In production terms, the country had an output of 666,000 barrels per day (bpd) in 2014, excluding biomass, coal and natural gas derivatives but including natural gas liquids, shale oil and oil sands. Production was up slightly, by 3.6% on 645,000 bpd in 2013, but was down on the 700,000 bpd plus figures recorded prior to 2011. Peak production over the last 10 years was in 2004, when 776,000 bpd was being extracted. The 2014 figure gave Malaysia a 0.7% share of global daily production. Malaysia has 15.4 years of production at 2014 levels before its total proven reserves are exhausted.
In terms of consumption, the BP figures also show that Malaysia is currently a net oil importer. Indeed, 2014 saw a net daily intake of 815,000 barrels, up 1.9% on the 2013 average of 800,000. The crossover from production exceeding consumption to the reverse occurred when the balance went from plus 29,000 bpd in 2010 to minus 65,000 bpd in 2011.
In natural gas, Malaysia had some 1.1trn cu metres of proven reserves at the end of 2014, or some 0.6% of the global total. This total was roughly equal to the 2013 amount, although natural gas reserves have also been declining over the years, and now stand at less than half of their 2004 total. The total was around 40% greater 20 years ago, as new discoveries were made during the late 1990s. Production figures for 2014 show 66.4bn cu metres, down 1.2% on 2013’s output of 67.2bn cu metres, but this figure is still higher than each of the 10 previous years. Malaysia was also ASEAN’s second-largest producer of natural gas in 2014, coming in after Indonesia, with 73.4bn cu metres. Much of Malaysia’s natural gas production goes to the manufacture of liquefied natural gas (LNG).
Malaysia has long been the world’s second-largest exporter of LNG after Qatar, although by 2014 Australia was catching up. Figures from the International Gas Union show 25.1m tonnes per annum (tpa) in LNG exports from Malaysia that year, up 0.4% year on year (y-o-y) and ahead of Australia’s 23.3m tpa, while behind Qatar’s 76.8m tpa. Japan and other north Asian states are key customers. With consumption at 41bn cu metres at the end of 2014, Malaysia thus remains a net natural gas exporter. Consumption was up by 1.8% on 2013, when the total was 40.3bn cu metres, a figure that continued a rising trend – 10 years before, consumption stood at 30.5bn cu metres. Economic growth explains much of this, with Malaysia’s GDP rising from $92.78bn at current dollars in 2004 to $338.1bn in 2014. This has meant increasing demand from utilities, industry and households for natural gas.

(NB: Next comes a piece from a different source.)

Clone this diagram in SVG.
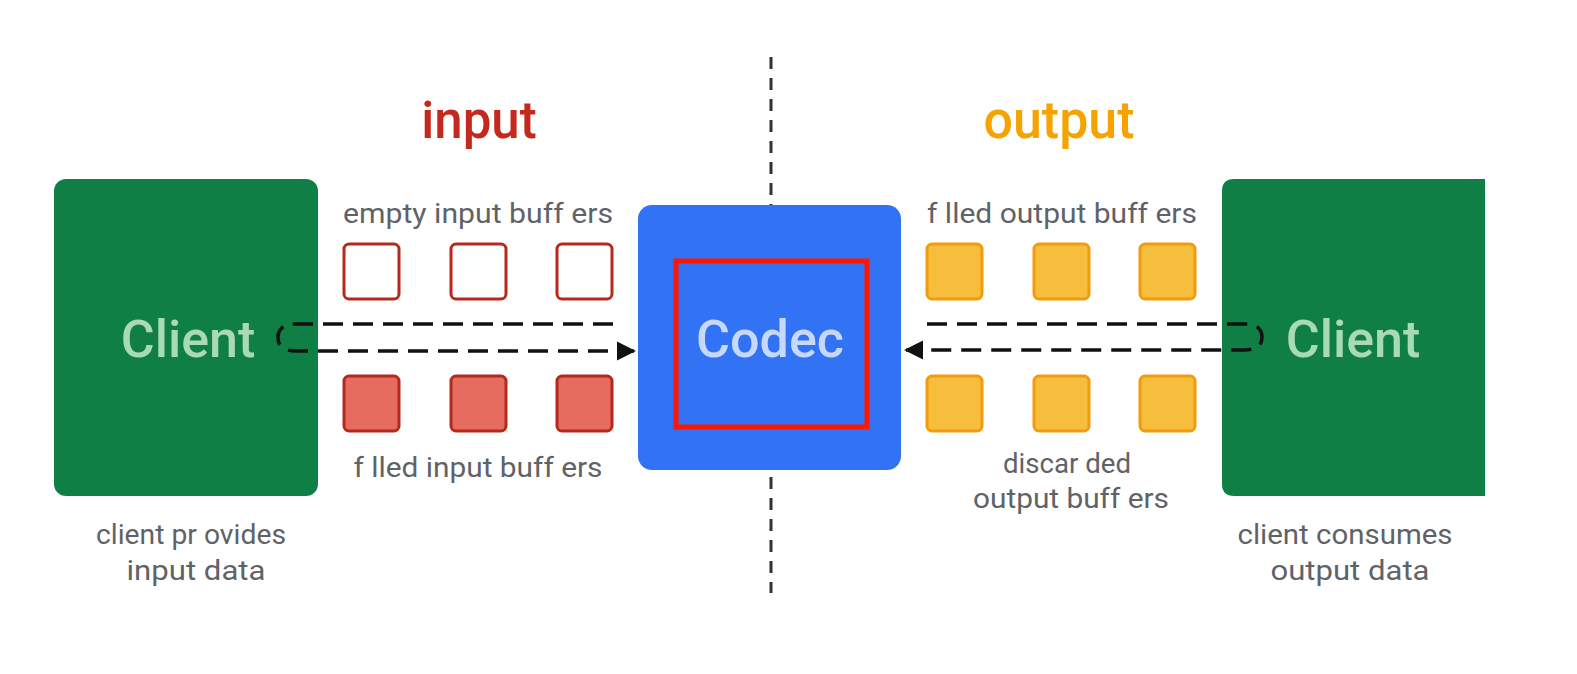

The reserves-to-production ratio for natural gas now stands at 16.2 years, a similar total to oil, underscoring the need for Malaysia to both continue exploration and develop new finds, as well as to boost its domestic efforts to increase the use of RE and energy conservation methods. These have been the major themes of energy policy in the country for some years, with an increasing stress likely in the years ahead (see analysis). At the same time, oil and gas prices have been dropping sharply on global markets, a factor that has impacted government revenues but has also led to new thinking about ways to encourage the use of alternative energy sources. After a slump during the 2008 global downturn, the European spot price for benchmark Brent crude oil rose to a peak of $128.14 in March 2012, stabilised at around $100 for the next two years, but then went into rapid descent, starting in September 2014. By January 2015, the price had dropped below $50 a barrel, with the year ending at $36.31. In early March 2016, the price was around $39.
Natural gas prices have followed oil down. Also slumping after 2008, the price built slowly back up to $5.83 per million British thermal units (Btu) in January 2010, then rose and fell over the following few years before beginning a sustained slide downwards in early 2014. In January 2016, the Henry Hub Natural Gas Spot Price was $2.28 per mbtu.
This has all had a clear impact on Malaysia’s revenues. In February 2016, Prime Minister Najib Razak announced that in 2015, government revenues from the oil and gas trade had fallen by RM40bn ($9.9bn) on 2014. This has had major implications for the 2016 national budget, which had originally been based on an assumed oil price of $48 a barrel, with this then recalibrated to $30-35.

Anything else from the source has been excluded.